In the 1980s, David and his young family decided to leave their home in the UK and spent five years sailing and living on the ocean before eventually settling in Aotearoa. “That very deep experience of being a sailor and navigating by the stars was profoundly formative for all of us. It is embedded in me now and I still live with it. Coming to New Zealand, the whole Māori philosophy of connection to the environment and caring for it and the understanding that we need to live in balance with it, was absolutely the track that I was already on. We didn’t have that in the UK; we’d lost that level of intuitive bonding and relationship with the environment and I love the fact that coming to New Zealand reawakened that in me.”

Michele Saee Teulo

David has since become an outspoken advocate for indigenous-led design approaches that prioritise the natural environment. “I think that the Western design ethos is still very colonial without really realising it. It’s an imposition that spread out of Europe and dominated the world in the same way that colonialism killed off local, indigenous ways of making, languages and religions. With it came a capitalist, commodity culture. I really believe that the future lies in going back to honouring our local cultures. You won’t overuse a local resource because if it’s on your doorstep, you will suffer the consequences. Modernism has killed off our relationship with nature into a bland, utilitarian style that we see everywhere.”

The design studio has had a busy few months of commissions, David says, a trend he hopes will continue. “The beauty of commissions is that they take you to a place you wouldn’t have otherwise gone on your own. In particular, I enjoy collaborations and the opportunity to bring other people’s ideas to life. I’ve enjoyed working with local iwi on projects including our Tāwhaki-inspired installation at the Rotorua Library, and on a Melbourne-based project with TAFE and local Aborigines that features a series of 3 baskets each 3 metres tall.”

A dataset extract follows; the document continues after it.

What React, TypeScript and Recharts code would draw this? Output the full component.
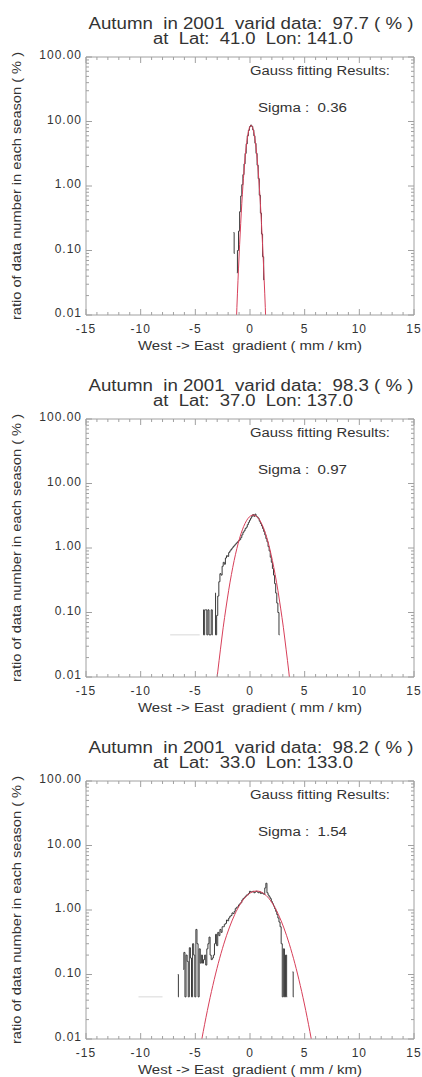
import React from 'react';
import { LineChart, Line, XAxis, YAxis } from 'recharts';

type Pt = [number, number | null];

const FONT = '"Liberation Sans", Arial, Helvetica, sans-serif';
const AXIS = '#a0a0a0';
const INK = '#333333';
const HIST = '#3a3a3a';
const FIT = '#d8405a';

// header values for the three grid points
const season = 'Autumn';
const year = 2001;
const validRatio = [97.7, 98.3, 98.2];
const stationLat = [41.0, 37.0, 33.0];
const stationLon = [141.0, 137.0, 133.0];
const gaussSigma = [0.36, 0.97, 1.54];

const xTickLabels = [-15, -10, -5, 0, 5, 10, 15];
const yTickLabels = [0.01, 0.1, 1, 10, 100];

// histogram (black step line) and fitted gauss curve (red), Lat 41 / Lon 141
const hist41: Pt[] = [
  [-1.5, 0.19], [-1.4, 0.09], [-1.3, null], [-1.2, 0.045], [-1.1, 0.1], [-1.0, 0.2],
  [-0.9, 0.4], [-0.8, 0.7], [-0.7, 1.05], [-0.6, 1.5], [-0.5, 2.2], [-0.4, 3.2],
  [-0.3, 4.5], [-0.2, 6.0], [-0.1, 7.3], [0.0, 8.3], [0.1, 8.8], [0.2, 8.4],
  [0.3, 7.4], [0.4, 6.0], [0.5, 4.6], [0.6, 3.2], [0.7, 2.1], [0.8, 1.3],
  [0.9, 0.72], [1.0, 0.38], [1.1, 0.18], [1.2, 0.08], [1.3, 0.035],
];
const fit41: Pt[] = [
  [-1.3, 0.0045], [-1.2, 0.013], [-1.1, 0.034], [-1.0, 0.082], [-0.9, 0.18],
  [-0.8, 0.38], [-0.7, 0.74], [-0.6, 1.31], [-0.5, 2.17], [-0.4, 3.32],
  [-0.3, 4.69], [-0.2, 6.15], [-0.1, 7.46], [0.0, 8.37], [0.1, 8.7],
  [0.2, 8.37], [0.3, 7.46], [0.4, 6.15], [0.5, 4.69], [0.6, 3.32],
  [0.7, 2.17], [0.8, 1.31], [0.9, 0.74], [1.0, 0.38], [1.1, 0.18],
  [1.2, 0.082], [1.3, 0.034], [1.4, 0.013], [1.5, 0.0045],
];

// Lat 37 / Lon 137
const hist37: Pt[] = [
  [-4.3, 0.11], [-4.2, 0.045], [-4.1, 0.11], [-4.0, 0.11], [-3.9, 0.045],
  [-3.8, 0.11], [-3.7, 0.045], [-3.6, 0.045], [-3.5, 0.11], [-3.4, 0.045],
  [-3.3, null], [-3.2, 0.2], [-3.1, 0.045], [-3.0, 0.09], [-2.9, 0.18],
  [-2.8, 0.3], [-2.7, 0.4], [-2.6, 0.38], [-2.5, 0.52], [-2.4, 0.6],
  [-2.3, 0.56], [-2.2, 0.7], [-2.1, 0.76], [-2.0, 0.74], [-1.9, 0.85],
  [-1.8, 0.9], [-1.7, 0.95], [-1.6, 1.0], [-1.5, 1.05], [-1.4, 1.1],
  [-1.3, 1.15], [-1.2, 1.2], [-1.1, 1.25], [-1.0, 1.3], [-0.9, 1.35],
  [-0.8, 1.45], [-0.7, 1.6], [-0.6, 1.75], [-0.5, 1.85], [-0.4, 2.0],
  [-0.3, 2.1], [-0.2, 2.3], [-0.1, 2.5], [0.0, 2.7], [0.1, 2.9],
  [0.2, 3.1], [0.3, 3.3], [0.4, 3.1], [0.5, 3.35], [0.6, 3.1],
  [0.7, 3.0], [0.8, 2.85], [0.9, 2.6], [1.0, 2.4], [1.1, 2.2],
  [1.2, 2.0], [1.3, 1.8], [1.4, 1.6], [1.5, 1.4], [1.6, 1.25],
  [1.7, 1.05], [1.8, 0.9], [1.9, 0.72], [2.0, 0.6], [2.1, 0.48],
  [2.2, 0.38], [2.3, 0.28], [2.4, 0.2], [2.5, 0.14], [2.6, 0.1],
  [2.7, 0.045],
];
const fit37: Pt[] = [
  [-3.2, 0.0048], [-2.95, 0.012], [-2.7, 0.027], [-2.45, 0.059], [-2.2, 0.117],
  [-1.95, 0.221], [-1.7, 0.388], [-1.45, 0.639], [-1.2, 0.983], [-0.95, 1.42],
  [-0.7, 1.91], [-0.45, 2.41], [-0.2, 2.85], [0.05, 3.14], [0.3, 3.25],
  [0.55, 3.14], [0.8, 2.85], [1.05, 2.41], [1.3, 1.91], [1.55, 1.42],
  [1.8, 0.983], [2.05, 0.639], [2.3, 0.388], [2.55, 0.221], [2.8, 0.117],
  [3.05, 0.059], [3.3, 0.027], [3.55, 0.012], [3.8, 0.0048],
];
const tail37: Pt[] = [[-7.3, 0.045], [-4.6, 0.045]];

// Lat 33 / Lon 133
const hist33: Pt[] = [
  [-6.6, 0.1], [-6.5, 0.045], [-6.4, null], [-6.1, 0.12], [-6.0, 0.22],
  [-5.9, 0.045], [-5.8, 0.2], [-5.7, 0.16], [-5.6, 0.045], [-5.5, 0.26],
  [-5.4, 0.18], [-5.3, 0.045], [-5.2, 0.3], [-5.1, 0.2], [-5.0, 0.045],
  [-4.9, 0.5], [-4.8, 0.3], [-4.7, 0.045], [-4.6, 0.25], [-4.5, 0.15],
  [-4.4, 0.2], [-4.3, 0.15], [-4.2, 0.17], [-4.1, 0.2], [-4.0, 0.14],
  [-3.9, 0.25], [-3.8, 0.3], [-3.7, 0.38], [-3.6, 0.2], [-3.5, 0.17],
  [-3.4, 0.18], [-3.3, 0.2], [-3.2, 0.3], [-3.1, 0.42], [-3.0, 0.28],
  [-2.9, 0.45], [-2.8, 0.4], [-2.7, 0.5], [-2.6, 0.45], [-2.5, 0.55],
  [-2.4, 0.55], [-2.3, 0.6], [-2.2, 0.62], [-2.1, 0.7], [-2.0, 0.68],
  [-1.9, 0.75], [-1.8, 0.8], [-1.7, 0.82], [-1.6, 0.9], [-1.5, 0.88],
  [-1.4, 0.95], [-1.3, 1.05], [-1.2, 1.1], [-1.1, 1.12], [-1.0, 1.2],
  [-0.9, 1.25], [-0.8, 1.3], [-0.7, 1.42], [-0.6, 1.5], [-0.5, 1.55],
  [-0.4, 1.62], [-0.3, 1.7], [-0.2, 1.72], [-0.1, 1.8], [0.0, 1.95],
  [0.1, 1.9], [0.2, 1.92], [0.3, 1.95], [0.4, 1.85], [0.5, 1.9],
  [0.6, 1.95], [0.7, 1.9], [0.8, 1.85], [0.9, 1.92], [1.0, 1.8],
  [1.1, 1.85], [1.2, 1.8], [1.3, 1.75], [1.4, 2.2], [1.5, 2.6],
  [1.6, 1.85], [1.7, 1.7], [1.8, 1.6], [1.9, 1.5], [2.0, 1.35],
  [2.1, 1.25], [2.2, 1.15], [2.3, 1.05], [2.4, 0.95], [2.5, 0.85],
  [2.6, 0.75], [2.7, 0.65], [2.8, 0.55], [2.9, 0.3], [3.0, 0.045],
  [3.1, 0.25], [3.2, 0.045], [3.3, 0.2], [3.4, 0.045], [3.5, null],
  [3.9, 0.11], [4.0, 0.045],
];
const fit33: Pt[] = [
  [-4.9, 0.0034], [-4.4, 0.0101], [-3.9, 0.0276], [-3.4, 0.0675], [-2.9, 0.149],
  [-2.4, 0.295], [-1.9, 0.527], [-1.4, 0.848], [-0.9, 1.23], [-0.4, 1.6],
  [0.1, 1.87], [0.6, 1.97], [1.1, 1.87], [1.6, 1.6], [2.1, 1.23],
  [2.6, 0.848], [3.1, 0.527], [3.6, 0.295], [4.1, 0.149], [4.6, 0.0675],
  [5.1, 0.0276], [5.6, 0.0101], [6.1, 0.0034],
];
const tail33: Pt[] = [[-10.2, 0.045], [-8.0, 0.045]];

const toRows = (pts: Pt[]) => pts.map(([x, y]) => ({ x, y }));

// every integer gets a minor tick, every 5 a labelled major
const xAllTicks = Array.from({ length: 31 }, (_, i) => i - 15);
const yAllTicks: number[] = [];
yTickLabels.slice(0, -1).forEach((d) => {
  for (let k = 1; k < 10; k++) yAllTicks.push(Number((d * k).toPrecision(3)));
});
yAllTicks.push(100);

const isMajorX = (v: number) => xTickLabels.includes(v);
const isMajorY = (v: number) => yTickLabels.some((t) => Math.abs(t - v) < 1e-9);

const BottomTick = ({ x, y, payload }: any) => {
  const major = isMajorX(payload.value);
  return (
    <g>
      <line x1={x} x2={x} y1={y} y2={y - (major ? 6 : 3)} stroke={AXIS} />
      {major && (
        <text x={x} y={y + 18} textAnchor="middle" fontSize={12} letterSpacing={1}
          fill={INK} fontFamily={FONT}>{payload.value}</text>
      )}
    </g>
  );
};

const TopTick = ({ x, y, payload }: any) => (
  <line x1={x} x2={x} y1={y} y2={y + (isMajorX(payload.value) ? 6 : 3)} stroke={AXIS} />
);

const LeftTick = ({ x, y, payload }: any) => {
  const major = isMajorY(payload.value);
  return (
    <g>
      <line x1={x} x2={x + (major ? 6 : 3)} y1={y} y2={y} stroke={AXIS} />
      {major && (
        <text x={x - 4} y={y + 2} textAnchor="end" fontSize={12} letterSpacing={1}
          fill={INK} fontFamily={FONT}>{payload.value.toFixed(2)}</text>
      )}
    </g>
  );
};

const RightTick = ({ x, y, payload }: any) => (
  <line x1={x} x2={x - (isMajorY(payload.value) ? 6 : 3)} y1={y} y2={y} stroke={AXIS} />
);

const W = 422;
const PLOT_LEFT = 86;
const PLOT_RIGHT = 414;
const PLOT_TOP = 57;
const PLOT_BOTTOM = 315;

interface PanelProps {
  idx: number;
  top: number;
  height: number;
  hist: Pt[];
  fit: Pt[];
  tail?: Pt[];
}

function Panel({ idx, top, height, hist, fit, tail }: PanelProps) {
  const margin = {
    top: PLOT_TOP - 1,
    right: W - PLOT_RIGHT - 1,
    bottom: height - PLOT_BOTTOM - 30,
    left: PLOT_LEFT - 60,
  };
  const midY = (PLOT_TOP + PLOT_BOTTOM) / 2;
  const text = { fontFamily: FONT, fill: INK, whiteSpace: 'pre' as const };
  return (
    <div style={{ position: 'absolute', left: 0, top, width: W, height }}>
      <LineChart width={W} height={height} margin={margin}>
        <XAxis type="number" dataKey="x" domain={[-15, 15]} ticks={xAllTicks} interval={0}
          allowDataOverflow height={30} tickSize={0} tickMargin={0} tickLine={false}
          axisLine={{ stroke: AXIS }} tick={BottomTick} />
        <XAxis xAxisId="top" orientation="top" type="number" dataKey="x" domain={[-15, 15]}
          ticks={xAllTicks} interval={0} allowDataOverflow height={1} tickSize={0}
          tickMargin={0} tickLine={false} axisLine={{ stroke: AXIS }} tick={TopTick} />
        <YAxis type="number" scale="log" domain={[0.01, 100]} ticks={yAllTicks} interval={0}
          allowDataOverflow width={60} tickSize={0} tickMargin={0} tickLine={false}
          axisLine={{ stroke: AXIS }} tick={LeftTick} />
        <YAxis yAxisId="r" orientation="right" type="number" scale="log" domain={[0.01, 100]}
          ticks={yAllTicks} interval={0} allowDataOverflow width={1} tickSize={0}
          tickMargin={0} tickLine={false} axisLine={{ stroke: AXIS }} tick={RightTick} />
        {tail && (
          <Line data={toRows(tail)} dataKey="y" type="linear" stroke="#d8d8d8" strokeWidth={1}
            dot={false} activeDot={false} isAnimationActive={false} />
        )}
        <Line data={toRows(hist)} dataKey="y" type="step" stroke={HIST} strokeWidth={1}
          dot={false} activeDot={false} isAnimationActive={false} />
        <Line data={toRows(fit)} dataKey="y" type="monotone" stroke={FIT} strokeWidth={1}
          dot={false} activeDot={false} isAnimationActive={false} />
      </LineChart>
      <svg width={W} height={height} style={{ position: 'absolute', left: 0, top: 0, pointerEvents: 'none' }}>
        <text x={251} y={29} textAnchor="middle" fontSize={16} textLength={325}
          lengthAdjust="spacingAndGlyphs" style={text}>
          {`${season}  in ${year}  varid data:  ${validRatio[idx].toFixed(1)} ( % )`}
        </text>
        <text x={253} y={44} textAnchor="middle" fontSize={16} textLength={200}
          lengthAdjust="spacingAndGlyphs" style={text}>
          {`at  Lat:  ${stationLat[idx].toFixed(1)}  Lon: ${stationLon[idx].toFixed(1)}`}
        </text>
        <text x={250} y={75} fontSize={12} textLength={140} lengthAdjust="spacingAndGlyphs" style={text}>
          Gauss fitting Results:
        </text>
        <text x={258} y={112} fontSize={12} textLength={89} lengthAdjust="spacingAndGlyphs" style={text}>
          {`Sigma :  ${gaussSigma[idx].toFixed(2)}`}
        </text>
        <text x={250} y={350} textAnchor="middle" fontSize={12} textLength={224}
          lengthAdjust="spacingAndGlyphs" style={text}>
          {'West -> East  gradient ( mm / km)'}
        </text>
        <text x={0} y={0} transform={`translate(21, ${midY}) rotate(-90)`} textAnchor="middle"
          fontSize={12} textLength={268} lengthAdjust="spacingAndGlyphs" style={text}>
          ratio of data number in each season ( % )
        </text>
      </svg>
    </div>
  );
}

export default function App() {
  return (
    <div style={{ position: 'absolute', left: 0, top: 0, width: W, height: 1077, background: '#fff', overflow: 'hidden' }}>
      <Panel idx={0} top={0} height={362} hist={hist41} fit={fit41} />
      <Panel idx={1} top={362} height={362} hist={hist37} fit={fit37} tail={tail37} />
      <Panel idx={2} top={724} height={353} hist={hist33} fit={fit33} tail={tail33} />
    </div>
  );
}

As David and his team look to the year ahead, the Redwoods Treewalk work is ongoing, with another walk-through tree pod in progress. On the production side, they are constantly improving the systems and materials used to make their kitset lighting. “The bamboo plywood we use is a totally renewable resource, but turning it into flat sheets of ply requires lots of machining and glueing and then shipping from China. It also can’t be easily recycled or composted at the end of its life. What we urgently need is a better material and one that is locally sourced and sustainable. We’re now working with a Master’s student from Victoria University to develop one. We’ve approached this with an anything-is-possible mentality, and we’re exploring a wide range of source materials including algae, seaweed and harakeke.”

Michele Saee Teulo

While a new material input could change some of the characteristics of David’s designs, he is committed to maintaining the natural patterning and texture that his studio is renowned for. “Some fascinating research has been done about this which proves that humans respond positively psychologically and even physiologically to patterning and texture in their surrounding environment. We are happiest when it is about the same sort of quality as in the forest. We need the depth of patterning of objects and artworks such as the lighting we make to actually make us feel better and add to our well-being. I think that’s really important.”